Johnson, 583 F.Supp. at 1455.
In the present case the Plaintiff has had one period of seventeen days when he was not physically within a hospital. He had been hospitalized for eighteen days prior to that period and hospitalization has been necessitated by the same illness for two and a half years subsequent to that period. This Court finds that the Mississippi Supreme Court, if presented with this issue, would likely rule as did the courts in Colorado, Tennessee, Kansas, and Texas and find that temporary, occasional absences from a hospital for therapeutic reasons or by necessity in the course of changing hospitals do not constitute a fatal variance from confinement. If there was no termination of confinement, no new confinement “started” while the policy was not in force and coverage would continue under this particular policy. The question that now remains is whether the circumstances surrounding the Plaintiff's absence from a hospital from August 10 to August 27, 1985, were for therapeutic reasons upon the advice of his physician or by necessity in the course of changing hospitals and not because he no longer needed hospitalization. The Court determines that this is a factual issue which cannot be resolved on a summary judgment motion. The Court will therefore deny summary judgment on this issue.

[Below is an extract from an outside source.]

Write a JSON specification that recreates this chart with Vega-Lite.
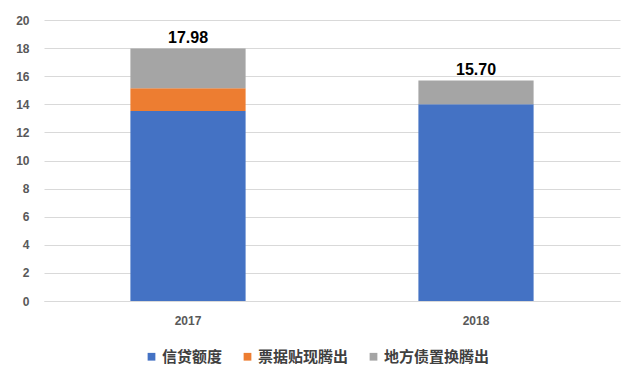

The Defendant Physicians Mutual has moved for partial summary judgment on the issue of punitive damages. In Mississippi punitive damages in a bad faith action against an insurance company are only appropriate where the defendant had no legitimate or arguable reason for denying the claim. See, e.g., Blue Cross & Blue Shield of Mississippi v. Campbell, 466 So. 2d 833, 841 (Miss.1984); Standard Life Insurance Co. v. Veal, 354 So.2d 239, 248 (Miss.1977). The Defendant Physicians Mutual in denying the Plaintiff’s claim was relying on established Mississippi law that failure to pay premiums causes a forfeiture of the policy. Since the question presented *891by the Plaintiff is one of first impression in Mississippi, this Court finds that the Defendant had a legitimate and arguable reason for denying the claim. The Court will therefore grant partial summary judgment under Rule 56(d) of the Federal Rules of Civil Procedure in favor of Defendant Physicians Mutual on the issue of punitive damages.
CONCLUSION
In accordance with the foregoing analysis, this Court denies the Defendant’s Motion for Summary Judgment on the question of lapse of the insurance policy, but grants partial summary judgment in favor of the Defendant on the issue of punitive damages.